→ Entries shown:
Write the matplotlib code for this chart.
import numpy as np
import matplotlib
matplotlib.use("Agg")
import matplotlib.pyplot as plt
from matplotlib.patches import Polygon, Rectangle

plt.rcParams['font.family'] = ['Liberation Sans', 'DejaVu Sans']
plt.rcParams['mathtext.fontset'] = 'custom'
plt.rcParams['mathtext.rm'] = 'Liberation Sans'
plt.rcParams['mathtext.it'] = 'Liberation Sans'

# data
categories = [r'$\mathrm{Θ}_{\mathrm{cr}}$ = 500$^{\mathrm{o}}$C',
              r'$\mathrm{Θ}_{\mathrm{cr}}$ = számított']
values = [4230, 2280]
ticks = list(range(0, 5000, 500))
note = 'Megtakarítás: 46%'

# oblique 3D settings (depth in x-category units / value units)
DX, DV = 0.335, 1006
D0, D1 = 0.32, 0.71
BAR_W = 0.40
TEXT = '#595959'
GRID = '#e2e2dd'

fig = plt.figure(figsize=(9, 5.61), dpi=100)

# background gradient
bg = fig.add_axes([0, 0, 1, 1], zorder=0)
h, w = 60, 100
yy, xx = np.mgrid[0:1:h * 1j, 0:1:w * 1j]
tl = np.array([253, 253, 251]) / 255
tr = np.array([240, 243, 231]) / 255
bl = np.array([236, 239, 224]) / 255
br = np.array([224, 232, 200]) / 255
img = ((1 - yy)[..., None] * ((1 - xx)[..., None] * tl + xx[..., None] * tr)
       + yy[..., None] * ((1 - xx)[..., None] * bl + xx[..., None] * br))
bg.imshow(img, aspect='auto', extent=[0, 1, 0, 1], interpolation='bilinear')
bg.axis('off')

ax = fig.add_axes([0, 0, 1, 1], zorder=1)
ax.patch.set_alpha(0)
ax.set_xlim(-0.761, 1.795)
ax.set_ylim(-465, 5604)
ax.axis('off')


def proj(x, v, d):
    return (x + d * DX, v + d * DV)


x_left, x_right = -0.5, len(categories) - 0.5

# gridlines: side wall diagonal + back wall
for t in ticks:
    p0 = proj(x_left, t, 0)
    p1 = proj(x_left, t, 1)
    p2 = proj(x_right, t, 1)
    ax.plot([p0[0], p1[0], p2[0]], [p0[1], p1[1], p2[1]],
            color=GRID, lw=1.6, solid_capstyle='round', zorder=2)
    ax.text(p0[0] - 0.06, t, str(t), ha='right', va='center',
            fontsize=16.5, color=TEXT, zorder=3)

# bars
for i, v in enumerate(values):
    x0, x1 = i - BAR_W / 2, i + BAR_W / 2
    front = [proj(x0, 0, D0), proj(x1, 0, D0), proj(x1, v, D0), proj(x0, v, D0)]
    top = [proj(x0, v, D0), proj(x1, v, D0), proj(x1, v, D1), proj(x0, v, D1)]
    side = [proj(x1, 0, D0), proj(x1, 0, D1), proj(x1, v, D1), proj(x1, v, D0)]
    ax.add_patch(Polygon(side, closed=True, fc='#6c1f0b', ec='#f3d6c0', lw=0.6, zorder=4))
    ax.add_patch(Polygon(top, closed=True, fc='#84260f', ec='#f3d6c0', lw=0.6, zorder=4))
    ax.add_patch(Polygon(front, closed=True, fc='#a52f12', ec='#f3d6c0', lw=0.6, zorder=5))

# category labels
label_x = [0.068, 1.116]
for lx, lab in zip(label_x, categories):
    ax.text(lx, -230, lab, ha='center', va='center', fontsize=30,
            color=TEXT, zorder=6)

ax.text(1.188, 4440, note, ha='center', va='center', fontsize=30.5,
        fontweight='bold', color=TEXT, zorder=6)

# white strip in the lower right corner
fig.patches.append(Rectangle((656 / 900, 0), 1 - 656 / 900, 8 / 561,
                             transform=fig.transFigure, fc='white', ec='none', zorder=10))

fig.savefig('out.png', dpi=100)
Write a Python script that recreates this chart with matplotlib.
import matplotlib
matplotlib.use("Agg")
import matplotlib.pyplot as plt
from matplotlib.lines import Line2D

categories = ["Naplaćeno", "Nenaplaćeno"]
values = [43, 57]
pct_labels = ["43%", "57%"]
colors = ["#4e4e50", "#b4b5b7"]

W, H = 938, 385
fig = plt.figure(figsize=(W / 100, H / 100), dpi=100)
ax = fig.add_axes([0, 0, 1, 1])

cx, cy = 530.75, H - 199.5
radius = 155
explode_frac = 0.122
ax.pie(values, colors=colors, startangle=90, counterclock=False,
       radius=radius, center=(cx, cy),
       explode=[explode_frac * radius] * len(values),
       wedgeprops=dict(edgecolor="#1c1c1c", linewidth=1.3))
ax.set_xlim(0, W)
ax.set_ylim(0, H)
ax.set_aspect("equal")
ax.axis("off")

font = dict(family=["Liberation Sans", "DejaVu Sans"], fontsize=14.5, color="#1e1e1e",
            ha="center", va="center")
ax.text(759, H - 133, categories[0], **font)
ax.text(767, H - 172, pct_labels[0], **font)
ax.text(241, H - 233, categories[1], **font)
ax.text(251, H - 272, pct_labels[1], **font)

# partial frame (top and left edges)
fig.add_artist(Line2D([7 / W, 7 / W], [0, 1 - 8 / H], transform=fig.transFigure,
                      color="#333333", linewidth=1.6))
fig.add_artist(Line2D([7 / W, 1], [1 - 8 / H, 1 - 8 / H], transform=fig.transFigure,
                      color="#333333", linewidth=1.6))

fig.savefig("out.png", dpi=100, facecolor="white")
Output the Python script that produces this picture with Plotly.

→ Set problem: Please set down each line of the records exactly as given.

→ Answer for this exercise:
Write the matplotlib code for this chart.
import numpy as np
import matplotlib
matplotlib.use("Agg")
import matplotlib.pyplot as plt
from matplotlib.patches import Polygon, Rectangle

plt.rcParams['font.family'] = ['Liberation Sans', 'DejaVu Sans']
plt.rcParams['mathtext.fontset'] = 'custom'
plt.rcParams['mathtext.rm'] = 'Liberation Sans'
plt.rcParams['mathtext.it'] = 'Liberation Sans'

# data
categories = [r'$\mathrm{Θ}_{\mathrm{cr}}$ = 500$^{\mathrm{o}}$C',
              r'$\mathrm{Θ}_{\mathrm{cr}}$ = számított']
values = [4230, 2280]
ticks = list(range(0, 5000, 500))
note = 'Megtakarítás: 46%'

# oblique 3D settings (depth in x-category units / value units)
DX, DV = 0.335, 1006
D0, D1 = 0.32, 0.71
BAR_W = 0.40
TEXT = '#595959'
GRID = '#e2e2dd'

fig = plt.figure(figsize=(9, 5.61), dpi=100)

# background gradient
bg = fig.add_axes([0, 0, 1, 1], zorder=0)
h, w = 60, 100
yy, xx = np.mgrid[0:1:h * 1j, 0:1:w * 1j]
tl = np.array([253, 253, 251]) / 255
tr = np.array([240, 243, 231]) / 255
bl = np.array([236, 239, 224]) / 255
br = np.array([224, 232, 200]) / 255
img = ((1 - yy)[..., None] * ((1 - xx)[..., None] * tl + xx[..., None] * tr)
       + yy[..., None] * ((1 - xx)[..., None] * bl + xx[..., None] * br))
bg.imshow(img, aspect='auto', extent=[0, 1, 0, 1], interpolation='bilinear')
bg.axis('off')

ax = fig.add_axes([0, 0, 1, 1], zorder=1)
ax.patch.set_alpha(0)
ax.set_xlim(-0.761, 1.795)
ax.set_ylim(-465, 5604)
ax.axis('off')


def proj(x, v, d):
    return (x + d * DX, v + d * DV)


x_left, x_right = -0.5, len(categories) - 0.5

# gridlines: side wall diagonal + back wall
for t in ticks:
    p0 = proj(x_left, t, 0)
    p1 = proj(x_left, t, 1)
    p2 = proj(x_right, t, 1)
    ax.plot([p0[0], p1[0], p2[0]], [p0[1], p1[1], p2[1]],
            color=GRID, lw=1.6, solid_capstyle='round', zorder=2)
    ax.text(p0[0] - 0.06, t, str(t), ha='right', va='center',
            fontsize=16.5, color=TEXT, zorder=3)

# bars
for i, v in enumerate(values):
    x0, x1 = i - BAR_W / 2, i + BAR_W / 2
    front = [proj(x0, 0, D0), proj(x1, 0, D0), proj(x1, v, D0), proj(x0, v, D0)]
    top = [proj(x0, v, D0), proj(x1, v, D0), proj(x1, v, D1), proj(x0, v, D1)]
    side = [proj(x1, 0, D0), proj(x1, 0, D1), proj(x1, v, D1), proj(x1, v, D0)]
    ax.add_patch(Polygon(side, closed=True, fc='#6c1f0b', ec='#f3d6c0', lw=0.6, zorder=4))
    ax.add_patch(Polygon(top, closed=True, fc='#84260f', ec='#f3d6c0', lw=0.6, zorder=4))
    ax.add_patch(Polygon(front, closed=True, fc='#a52f12', ec='#f3d6c0', lw=0.6, zorder=5))

# category labels
label_x = [0.068, 1.116]
for lx, lab in zip(label_x, categories):
    ax.text(lx, -230, lab, ha='center', va='center', fontsize=30,
            color=TEXT, zorder=6)

ax.text(1.188, 4440, note, ha='center', va='center', fontsize=30.5,
        fontweight='bold', color=TEXT, zorder=6)

# white strip in the lower right corner
fig.patches.append(Rectangle((656 / 900, 0), 1 - 656 / 900, 8 / 561,
                             transform=fig.transFigure, fc='white', ec='none', zorder=10))

fig.savefig('out.png', dpi=100)
Write a Python script that recreates this chart with matplotlib.
import matplotlib
matplotlib.use("Agg")
import matplotlib.pyplot as plt
from matplotlib.lines import Line2D

categories = ["Naplaćeno", "Nenaplaćeno"]
values = [43, 57]
pct_labels = ["43%", "57%"]
colors = ["#4e4e50", "#b4b5b7"]

W, H = 938, 385
fig = plt.figure(figsize=(W / 100, H / 100), dpi=100)
ax = fig.add_axes([0, 0, 1, 1])

cx, cy = 530.75, H - 199.5
radius = 155
explode_frac = 0.122
ax.pie(values, colors=colors, startangle=90, counterclock=False,
       radius=radius, center=(cx, cy),
       explode=[explode_frac * radius] * len(values),
       wedgeprops=dict(edgecolor="#1c1c1c", linewidth=1.3))
ax.set_xlim(0, W)
ax.set_ylim(0, H)
ax.set_aspect("equal")
ax.axis("off")

font = dict(family=["Liberation Sans", "DejaVu Sans"], fontsize=14.5, color="#1e1e1e",
            ha="center", va="center")
ax.text(759, H - 133, categories[0], **font)
ax.text(767, H - 172, pct_labels[0], **font)
ax.text(241, H - 233, categories[1], **font)
ax.text(251, H - 272, pct_labels[1], **font)

# partial frame (top and left edges)
fig.add_artist(Line2D([7 / W, 7 / W], [0, 1 - 8 / H], transform=fig.transFigure,
                      color="#333333", linewidth=1.6))
fig.add_artist(Line2D([7 / W, 1], [1 - 8 / H, 1 - 8 / H], transform=fig.transFigure,
                      color="#333333", linewidth=1.6))

fig.savefig("out.png", dpi=100, facecolor="white")
Output the Python script that produces this picture with Plotly.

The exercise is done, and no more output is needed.